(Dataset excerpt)
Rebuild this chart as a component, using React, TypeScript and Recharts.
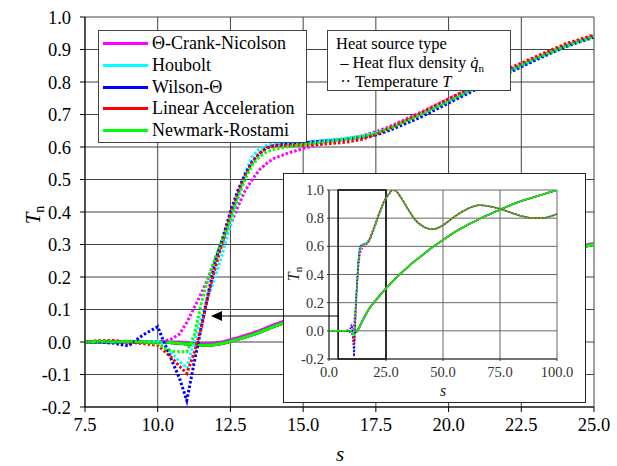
import React from 'react';
import { LineChart, Line, XAxis, YAxis, CartesianGrid, ReferenceArea } from 'recharts';

const FONT = 'Liberation Serif, DejaVu Serif, serif';

// s positions used by the zoomed main chart
const S = [7.5, 8, 8.5, 9, 9.5, 10, 10.25, 10.5, 10.75, 11, 11.25, 11.5, 11.75, 12, 12.25, 12.5, 12.75, 13, 13.25, 13.5, 13.75, 14, 14.5, 15, 15.5, 16, 16.5, 17, 17.5, 18, 19, 20, 21, 22, 23, 24, 25];

// temperature driven runs (dotted)
const T_CN = [0, 0, 0, 0, 0, 0, 0.003, 0.01, 0.025, 0.06, 0.105, 0.15, 0.2, 0.26, 0.31, 0.36, 0.415, 0.465, 0.5, 0.53, 0.55, 0.565, 0.582, 0.595, 0.607, 0.616, 0.624, 0.634, 0.647, 0.664, 0.705, 0.748, 0.79, 0.833, 0.874, 0.912, 0.942];
const T_HB = [0, 0, 0, 0, 0, 0.003, -0.01, -0.035, -0.06, -0.08, 0, 0.075, 0.145, 0.205, 0.28, 0.36, 0.45, 0.52, 0.57, 0.595, 0.605, 0.61, 0.612, 0.615, 0.619, 0.623, 0.627, 0.633, 0.643, 0.66, 0.7, 0.742, 0.786, 0.83, 0.872, 0.91, 0.94];
const T_WT = [0, 0, -0.004, -0.012, 0.022, 0.047, -0.008, -0.06, -0.112, -0.18, -0.065, 0.045, 0.155, 0.255, 0.325, 0.4, 0.465, 0.515, 0.555, 0.58, 0.597, 0.605, 0.61, 0.613, 0.617, 0.62, 0.624, 0.629, 0.637, 0.652, 0.69, 0.735, 0.78, 0.825, 0.868, 0.908, 0.938];
const T_LA = [0, 0.005, 0.005, 0, -0.005, -0.01, -0.03, -0.05, -0.075, -0.097, -0.035, 0.045, 0.15, 0.235, 0.315, 0.39, 0.455, 0.51, 0.552, 0.58, 0.598, 0.603, 0.605, 0.606, 0.608, 0.611, 0.615, 0.623, 0.638, 0.66, 0.702, 0.748, 0.793, 0.838, 0.878, 0.917, 0.945];
const T_NR = [0, 0.003, 0, 0.003, 0, -0.005, -0.02, -0.028, -0.03, -0.03, 0.02, 0.12, 0.2, 0.265, 0.32, 0.375, 0.44, 0.5, 0.545, 0.57, 0.585, 0.593, 0.601, 0.607, 0.613, 0.619, 0.625, 0.632, 0.642, 0.658, 0.698, 0.74, 0.785, 0.83, 0.872, 0.91, 0.94];

// heat flux driven runs (solid)
const Q_CN = [0, 0, 0, 0, 0, 0, 0, 0, 0, -0.002, -0.004, -0.005, -0.005, -0.003, 0.001, 0.007, 0.013, 0.02, 0.027, 0.035, 0.044, 0.053, 0.069, 0.085, 0.1, 0.115, 0.13, 0.144, 0.157, 0.169, 0.189, 0.209, 0.229, 0.249, 0.268, 0.286, 0.303];
const Q = [0, 0, 0, 0, 0, 0, 0, -0.002, -0.004, -0.006, -0.008, -0.01, -0.01, -0.008, -0.004, 0.002, 0.008, 0.015, 0.022, 0.03, 0.039, 0.048, 0.064, 0.08, 0.095, 0.11, 0.125, 0.14, 0.153, 0.165, 0.185, 0.205, 0.225, 0.245, 0.265, 0.283, 0.3];

// inset only: before and after the zoomed window (all methods coincide)
const S_HEAD = [0, 2.5, 5];
const S_TAIL = [26, 27, 28, 29, 30, 32, 35, 38, 40, 43, 45, 47, 50, 55, 60, 63, 66, 70, 75, 80, 85, 90, 93, 96, 100];
const T_TAIL = [0.965, 0.988, 1.0, 0.996, 0.982, 0.935, 0.855, 0.785, 0.755, 0.728, 0.722, 0.726, 0.75, 0.81, 0.86, 0.882, 0.892, 0.885, 0.866, 0.838, 0.813, 0.8, 0.8, 0.807, 0.83];
const Q_TAIL = [0.318, 0.335, 0.352, 0.37, 0.385, 0.415, 0.46, 0.5, 0.525, 0.565, 0.59, 0.612, 0.645, 0.7, 0.745, 0.77, 0.795, 0.825, 0.86, 0.895, 0.925, 0.95, 0.965, 0.98, 1.0];

const X_TICKS = [7.5, 10, 12.5, 15, 17.5, 20, 22.5, 25];
const Y_TICKS = [-0.2, -0.1, 0, 0.1, 0.2, 0.3, 0.4, 0.5, 0.6, 0.7, 0.8, 0.9, 1.0];
const INSET_X_TICKS = [0, 25, 50, 75, 100];
const INSET_Y_TICKS = [-0.2, 0, 0.2, 0.4, 0.6, 0.8, 1.0];

const METHODS = [
  { key: 'cn', name: '\u0398-Crank-Nicolson', color: '#ff00ff', t: T_CN, q: Q_CN },
  { key: 'hb', name: 'Houbolt', color: '#00ffff', t: T_HB, q: Q },
  { key: 'wt', name: 'Wilson-\u0398', color: '#0000ff', t: T_WT, q: Q },
  { key: 'la', name: 'Linear Acceleration', color: '#ff0000', t: T_LA, q: Q },
  { key: 'nr', name: 'Newmark-Rostami', color: '#00ff00', t: T_NR, q: Q },
];

const mainData = S.map((s, i) => {
  const row: Record<string, number> = { s };
  METHODS.forEach(m => {
    row['t_' + m.key] = m.t[i];
    row['q_' + m.key] = m.q[i];
  });
  return row;
});

const insetData = [
  ...S_HEAD.map(s => {
    const row: Record<string, number> = { s };
    METHODS.forEach(m => { row['t_' + m.key] = 0; row['q_' + m.key] = 0; });
    return row;
  }),
  ...mainData,
  ...S_TAIL.map((s, i) => {
    const row: Record<string, number> = { s };
    METHODS.forEach(m => { row['t_' + m.key] = T_TAIL[i]; row['q_' + m.key] = Q_TAIL[i]; });
    return row;
  }),
];

const fmt = (v: number) => v.toFixed(1);

const MainChart = () => (
  <LineChart width={617} height={466} data={mainData} margin={{ top: 17, right: 23, bottom: 29, left: 0 }}>
    <CartesianGrid stroke="#444" strokeWidth={1} />
    <XAxis type="number" dataKey="s" domain={[7.5, 25]} ticks={X_TICKS} tickFormatter={fmt} allowDataOverflow
      height={30} stroke="#000" tickSize={5} tickMargin={6}
      tick={{ fill: '#000', fontSize: 18.5, fontFamily: FONT }} />
    <YAxis type="number" domain={[-0.2, 1]} ticks={Y_TICKS} tickFormatter={fmt} allowDataOverflow
      width={85} stroke="#000" tickSize={5} tickMargin={9}
      tick={{ fill: '#000', fontSize: 18.5, fontFamily: FONT }} />
    {METHODS.map(m => (
      <Line key={'q' + m.key} dataKey={'q_' + m.key} type="linear" stroke={m.color} strokeWidth={3}
        dot={false} activeDot={false} isAnimationActive={false} />
    ))}
    {METHODS.map(m => (
      <Line key={'t' + m.key} dataKey={'t_' + m.key} type="linear" stroke={m.color} strokeWidth={3}
        strokeDasharray="2.5 2" dot={false} activeDot={false} isAnimationActive={false} />
    ))}
  </LineChart>
);

const InsetChart = () => (
  <div style={{ position: 'absolute', left: 283, top: 173, width: 303, height: 230, background: '#fff', border: '1px solid #222', boxSizing: 'border-box' }}>
    <LineChart width={301} height={228} data={insetData} margin={{ top: 16, right: 28, bottom: 14, left: 0 }}>
      <CartesianGrid stroke="#666" strokeWidth={1} />
      <XAxis type="number" dataKey="s" domain={[0, 100]} ticks={INSET_X_TICKS} tickFormatter={fmt}
        height={29} stroke="#333" tickSize={2} tickMargin={6}
        tick={{ fill: '#333', fontSize: 14.5, fontFamily: FONT }} />
      <YAxis type="number" domain={[-0.2, 1]} ticks={INSET_Y_TICKS} tickFormatter={fmt} allowDataOverflow
        width={45} stroke="#333" tickSize={2} tickMargin={3}
        tick={{ fill: '#333', fontSize: 14.5, fontFamily: FONT }} />
      <ReferenceArea x1={4} x2={25} y1={-0.2} y2={1} fill="none" stroke="#000" strokeWidth={1.5} />
      {METHODS.map(m => (
        <Line key={'q' + m.key} dataKey={'q_' + m.key} type="monotone" stroke={m.color} strokeWidth={1.6}
          dot={false} activeDot={false} isAnimationActive={false} />
      ))}
      {METHODS.map(m => (
        <Line key={'t' + m.key} dataKey={'t_' + m.key} type="monotone" stroke={m.color} strokeWidth={1.6}
          strokeDasharray="2 1.5" dot={false} activeDot={false} isAnimationActive={false} />
      ))}
    </LineChart>
    <svg style={{ position: 'absolute', left: 0, top: 0 }} width={301} height={228}>
      <text x={15} y={100} transform="rotate(-90 15 100)" textAnchor="middle" fontFamily={FONT} fontSize={16} fontStyle="italic" fill="#222">
        T<tspan fontStyle="normal" fontSize={11} dy={3}>n</tspan>
      </text>
      <text x={159} y={222} textAnchor="middle" fontFamily={FONT} fontSize={16} fontStyle="italic" fill="#222">s</text>
    </svg>
  </div>
);

const legendBox: React.CSSProperties = {
  position: 'absolute', background: '#fff', border: '1px solid #444', boxSizing: 'border-box', fontFamily: FONT, color: '#000',
};

const MethodLegend = () => (
  <div style={{ ...legendBox, left: 98, top: 30, width: 209, height: 113, fontSize: 18 }}>
    {METHODS.map((m, i) => (
      <div key={m.key} style={{ position: 'absolute', left: 4, top: 2 + i * 21.7, height: 21.7, display: 'flex', alignItems: 'center', whiteSpace: 'nowrap' }}>
        <span style={{ display: 'inline-block', width: 45, height: 3, background: m.color, marginRight: 4 }} />
        <span>{m.name}</span>
      </div>
    ))}
  </div>
);

const SourceLegend = () => (
  <div style={{ ...legendBox, left: 327, top: 30, width: 184, height: 61, fontSize: 16.5, lineHeight: '19px', padding: '3px 0 0 8px', whiteSpace: 'nowrap' }}>
    <div>Heat source type</div>
    <div>&nbsp;&ndash; Heat flux density <i>q&#775;</i><sub style={{ fontSize: 11, lineHeight: 0 }}>n</sub></div>
    <div>&nbsp;&middot;&middot; Temperature <i>T</i></div>
  </div>
);

const Overlay = () => (
  <svg style={{ position: 'absolute', left: 0, top: 0, pointerEvents: 'none' }} width={617} height={466}>
    <text x={40} y={215} transform="rotate(-90 40 215)" textAnchor="middle" fontFamily={FONT} fontSize={21} fontStyle="italic">
      T<tspan fontStyle="normal" fontSize={14} dy={4}>n</tspan>
    </text>
    <text x={340} y={461} textAnchor="middle" fontFamily={FONT} fontSize={21} fontStyle="italic">s</text>
  </svg>
);

const Arrow = () => (
  <svg style={{ position: 'absolute', left: 0, top: 0, pointerEvents: 'none' }} width={617} height={466}>
    <line x1={221} y1={316} x2={339} y2={316} stroke="#000" strokeWidth={1} />
    <polygon points="211,316 222,311 222,321" fill="#000" />
  </svg>
);

export default function App() {
  return (
    <div style={{ position: 'absolute', left: 0, top: 0, width: 617, height: 466, background: '#fff' }}>
      <MainChart />
      <Overlay />
      <MethodLegend />
      <SourceLegend />
      <InsetChart />
      <Arrow />
    </div>
  );
}
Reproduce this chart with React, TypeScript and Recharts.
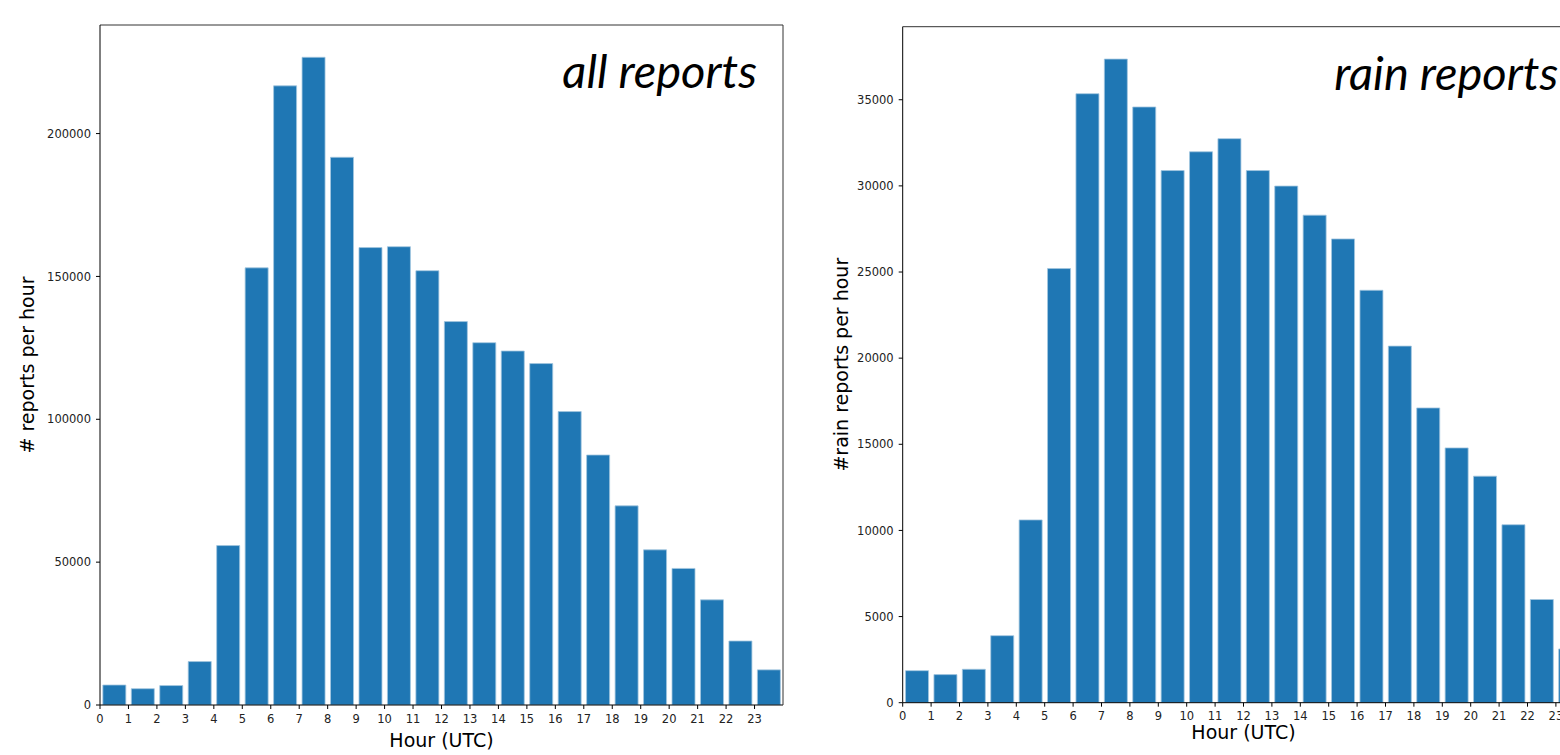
import { BarChart, Bar, XAxis, YAxis, Label } from 'recharts';

// hourly report counts, UTC
const hours = [0, 1, 2, 3, 4, 5, 6, 7, 8, 9, 10, 11, 12, 13, 14, 15, 16, 17, 18, 19, 20, 21, 22, 23];

const allReports = [
  7000, 5700, 6800, 15200, 55800, 153000, 216700, 226700, 191700, 160100, 160400, 152000,
  134200, 126800, 123900, 119500, 102700, 87500, 69700, 54300, 47800, 36800, 22400, 12300,
];

const rainReports = [
  1860, 1630, 1940, 3890, 10610, 25200, 35350, 37360, 34580, 30890, 31980, 32740,
  30890, 29990, 28300, 26920, 23940, 20700, 17110, 14790, 13150, 10330, 5990, 3120,
];

const allTicks = [0, 50000, 100000, 150000, 200000];
const rainTicks = [0, 5000, 10000, 15000, 20000, 25000, 30000, 35000];

const BAR_COLOR = '#1f77b4';
const FONT = '"DejaVu Sans", sans-serif';

interface PanelProps {
  values: number[];
  yMax: number;
  yTicks: number[];
  yLabel: string;
  title: string;
  left: number;
  width: number;
  margin: { top: number; right: number; bottom: number; left: number };
  yAxisWidth: number;
  xAxisHeight: number;
  xTickMargin: number;
  xLabelOffset: number;
  yLabelOffset: number;
}

// big italic caption in the upper right corner of the plot box
const renderTitle = (text: string) => (props: any) => {
  const vb = props.viewBox || {};
  return (
    <text
      x={vb.x + vb.width - 26}
      y={vb.y + vb.height + 63}
      textAnchor="end"
      fontFamily="Lato, 'Open Sans', sans-serif"
      fontStyle="italic"
      fontSize={47}
      fill="#000"
    >
      {text}
    </text>
  );
};

function HourPanel(p: PanelProps) {
  const data = hours.map((h, i) => ({ hour: h, pos: h + 0.5, value: p.values[i] }));
  const tickStyle = { fontSize: 11.5, fill: '#222', fontFamily: FONT };

  return (
    <div style={{ position: 'absolute', left: p.left, top: 0 }}>
      <BarChart width={p.width} height={755} data={data} margin={p.margin} barCategoryGap="10%">
        <XAxis
          dataKey="pos"
          type="number"
          domain={[0, 24]}
          ticks={hours}
          interval={0}
          allowDataOverflow
          height={p.xAxisHeight}
          tick={tickStyle}
          tickSize={4}
          tickMargin={p.xTickMargin}
          axisLine={{ stroke: '#000' }}
          tickLine={{ stroke: '#000' }}
        >
          <Label
            value="Hour (UTC)"
            position="insideBottom"
            offset={p.xLabelOffset}
            fontSize={19}
            fill="#000"
            fontFamily={FONT}
          />
        </XAxis>
        <XAxis
          xAxisId="top"
          orientation="top"
          dataKey="pos"
          type="number"
          domain={[0, 24]}
          height={1}
          tick={false}
          tickLine={false}
          axisLine={{ stroke: '#333' }}
        >
          <Label content={renderTitle(p.title)} />
        </XAxis>
        <YAxis
          type="number"
          domain={[0, p.yMax]}
          ticks={p.yTicks}
          interval={0}
          allowDataOverflow
          width={p.yAxisWidth}
          tick={tickStyle}
          tickSize={4}
          tickMargin={5}
          tickFormatter={(v: number) => String(v)}
          axisLine={{ stroke: '#000' }}
          tickLine={{ stroke: '#000' }}
        >
          <Label
            value={p.yLabel}
            angle={-90}
            position="insideLeft"
            offset={p.yLabelOffset}
            fontSize={19}
            fill="#000"
            fontFamily={FONT}
            style={{ textAnchor: 'middle' }}
          />
        </YAxis>
        <YAxis
          yAxisId="right"
          orientation="right"
          type="number"
          domain={[0, p.yMax]}
          width={1}
          tick={false}
          tickLine={false}
          axisLine={{ stroke: '#333' }}
        />
        <Bar dataKey="value" fill={BAR_COLOR} stroke="#a3c6e0" strokeWidth={0.8} isAnimationActive={false} />
      </BarChart>
    </div>
  );
}

export default function App() {
  return (
    <div
      style={{
        position: 'fixed',
        left: 0,
        top: 0,
        width: 1560,
        height: 755,
        overflow: 'hidden',
        background: '#fff',
      }}
    >
      <HourPanel
        values={allReports}
        yMax={238000}
        yTicks={allTicks}
        yLabel="# reports per hour"
        title="all reports"
        left={0}
        width={810}
        margin={{ top: 24, right: 26, bottom: 0, left: 0 }}
        yAxisWidth={100}
        xAxisHeight={50}
        xTickMargin={6}
        xLabelOffset={8.3}
        yLabelOffset={27}
      />
      <HourPanel
        values={rainReports}
        yMax={39240}
        yTicks={rainTicks}
        yLabel="#rain reports per hour"
        title="rain reports"
        left={800}
        width={800}
        margin={{ top: 25.7, right: 14.7, bottom: 0, left: 0 }}
        yAxisWidth={102.7}
        xAxisHeight={52.3}
        xTickMargin={5}
        xLabelOffset={16.5}
        yLabelOffset={41}
      />
    </div>
  );
}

| What to work on |
Select all lines in the listing that include the word "React".

| The solution |
Rebuild this chart as a component, using React, TypeScript and Recharts.
import React from 'react';
const legendBox: React.CSSProperties = {
Reproduce this chart with React, TypeScript and Recharts.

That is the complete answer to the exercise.